Only the lines from the start of the data through the line containing "import pandas as pd" should be written out, exactly as they are, with both ends included and the pictures left out.

- DATASET CONTENT
========

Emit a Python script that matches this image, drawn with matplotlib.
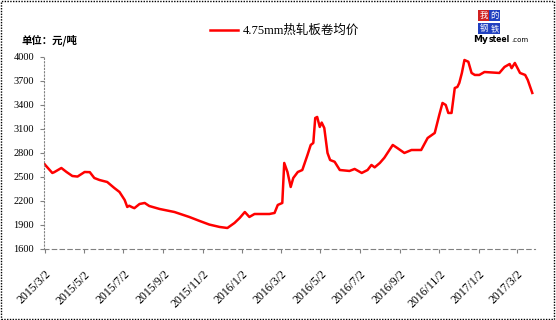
import matplotlib
matplotlib.use("Agg")
import matplotlib.pyplot as plt
from matplotlib.patches import Rectangle
from matplotlib.transforms import ScaledTranslation
import pandas as pd

# 4.75mm hot-rolled coil average price (yuan/ton)
dates = [
    "2015-03-02", "2015-03-03", "2015-03-14", "2015-03-17", "2015-03-28", "2015-04-05",
    "2015-04-14", "2015-04-22", "2015-05-03", "2015-05-11", "2015-05-18", "2015-05-26",
    "2015-06-07", "2015-06-18", "2015-06-26", "2015-07-04", "2015-07-08", "2015-07-11",
    "2015-07-16", "2015-07-19", "2015-07-27", "2015-08-04", "2015-08-11", "2015-08-27",
    "2015-09-19", "2015-10-12", "2015-10-28", "2015-11-12", "2015-11-28", "2015-12-10",
    "2015-12-21", "2015-12-29", "2016-01-06", "2016-01-13", "2016-01-21", "2016-02-13",
    "2016-02-21", "2016-02-26", "2016-03-04", "2016-03-07", "2016-03-12", "2016-03-17",
    "2016-03-21", "2016-03-28", "2016-04-04", "2016-04-12", "2016-04-17", "2016-04-21",
    "2016-04-24", "2016-04-27", "2016-05-01", "2016-05-04", "2016-05-08", "2016-05-13",
    "2016-05-17", "2016-05-24", "2016-06-01", "2016-06-16", "2016-06-24", "2016-07-05",
    "2016-07-14", "2016-07-20", "2016-07-25", "2016-08-02", "2016-08-09", "2016-08-22",
    "2016-08-29", "2016-09-09", "2016-09-20", "2016-10-05", "2016-10-15", "2016-10-26",
    "2016-11-02", "2016-11-07", "2016-11-12", "2016-11-16", "2016-11-21", "2016-11-26",
    "2016-11-30", "2016-12-03", "2016-12-07", "2016-12-11", "2016-12-17", "2016-12-22",
    "2016-12-27", "2017-01-03", "2017-01-11", "2017-02-03", "2017-02-11", "2017-02-19",
    "2017-02-22", "2017-02-27", "2017-03-07", "2017-03-15", "2017-03-19", "2017-03-26",
]
prices = [
    2660, 2650, 2550, 2560, 2612, 2562,
    2512, 2505, 2562, 2560, 2487, 2462,
    2437, 2362, 2312, 2212, 2125, 2140,
    2120, 2110, 2162, 2175, 2137, 2100,
    2062, 2000, 1950, 1905, 1875, 1862,
    1925, 1987, 2062, 2000, 2037, 2037,
    2050, 2150, 2175, 2675, 2562, 2375,
    2487, 2562, 2587, 2775, 2900, 2925,
    3237, 3250, 3125, 3180, 3112, 2800,
    2712, 2690, 2587, 2575, 2600, 2550,
    2587, 2650, 2620, 2675, 2740, 2900,
    2862, 2800, 2837, 2837, 2987, 3050,
    3275, 3425, 3400, 3300, 3300, 3612,
    3625, 3675, 3800, 3962, 3940, 3800,
    3775, 3775, 3812, 3800, 3875, 3912,
    3860, 3925, 3800, 3775, 3712, 3550,
]
tick_dates = pd.date_range("2015-03-01", "2017-03-01", freq="2MS") + pd.Timedelta(days=1)
tick_labels = [f"{d.year}/{d.month}/{d.day}" for d in tick_dates]
y_ticks = [1600, 1900, 2200, 2500, 2800, 3100, 3400, 3700, 4000]

serif = ["Liberation Serif", "Noto Sans CJK SC"]
cjk = ["Noto Sans CJK SC", "DejaVu Sans"]

fig = plt.figure(figsize=(5.56, 3.2), dpi=100)
ax = fig.add_axes([0.079, 0.222, 0.883, 0.600])

x = pd.to_datetime(dates)
ax.plot(x, prices, color="#ff0000", lw=1.8, label="4.75mm热轧板卷均价")

ax.set_ylim(1600, 4000)
ax.set_yticks(y_ticks)
ax.set_yticklabels([str(v) for v in y_ticks], fontsize=7.5, family=serif)
ax.set_xlim(pd.Timestamp("2015-03-01"), pd.Timestamp("2017-03-30"))
ax.set_xticks(tick_dates)
ax.set_xticklabels(tick_labels, rotation=45, ha="right", rotation_mode="anchor",
                   fontsize=8.5, family=serif)
shift = ScaledTranslation(0.05, 0, fig.dpi_scale_trans)
for lab in ax.get_xticklabels():
    lab.set_transform(lab.get_transform() + shift)

for side in ["top", "right"]:
    ax.spines[side].set_visible(False)
ax.spines["left"].set_linestyle((0, (1, 2)))
ax.spines["left"].set_color("#808080")
ax.spines["bottom"].set_linestyle((0, (4, 3)))
ax.spines["bottom"].set_color("#808080")
ax.tick_params(axis="both", length=3, color="#808080")
ax.tick_params(axis="x", pad=11)
ax.tick_params(axis="y", pad=4)

# legend and unit label
leg = ax.legend(loc="upper center", bbox_to_anchor=(0.49, 1.225), frameon=False,
                handlelength=2.2, handletextpad=0.4, prop={"family": serif, "size": 9})
fig.text(0.038, 0.865, "单位：元/吨", fontsize=7.5, fontweight="bold", family=cjk)

# Mysteel logo
box = dict(boxstyle="square,pad=0.12", ec="none")
fig.text(0.862, 0.945, "我", fontsize=6, color="white", family=cjk, bbox=dict(box, fc="#d02020"))
fig.text(0.882, 0.945, "的", fontsize=6, color="white", family=cjk, bbox=dict(box, fc="#2040c0"))
fig.text(0.862, 0.903, "钢", fontsize=6, color="white", family=cjk, bbox=dict(box, fc="#2040c0"))
fig.text(0.882, 0.903, "铁", fontsize=6, color="white", family=cjk, bbox=dict(box, fc="#2040c0"))
fig.text(0.851, 0.870, "My", fontsize=6.5, fontweight="bold", family="DejaVu Sans")
fig.text(0.878, 0.870, "steel", fontsize=5.5, fontweight="bold", family="DejaVu Sans")
fig.text(0.920, 0.870, ".com", fontsize=5, family="DejaVu Sans")

# dotted border round the whole picture
fig.patches.append(Rectangle((0.002, 0.003), 0.995, 0.993, transform=fig.transFigure,
                             fill=False, ec="black", lw=1, ls=(0, (1, 1))))

fig.savefig("out.png", dpi=100)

========

- TASK ANSWER
Emit a Python script that matches this image, drawn with matplotlib.
import matplotlib
matplotlib.use("Agg")
import matplotlib.pyplot as plt
from matplotlib.patches import Rectangle
from matplotlib.transforms import ScaledTranslation
import pandas as pd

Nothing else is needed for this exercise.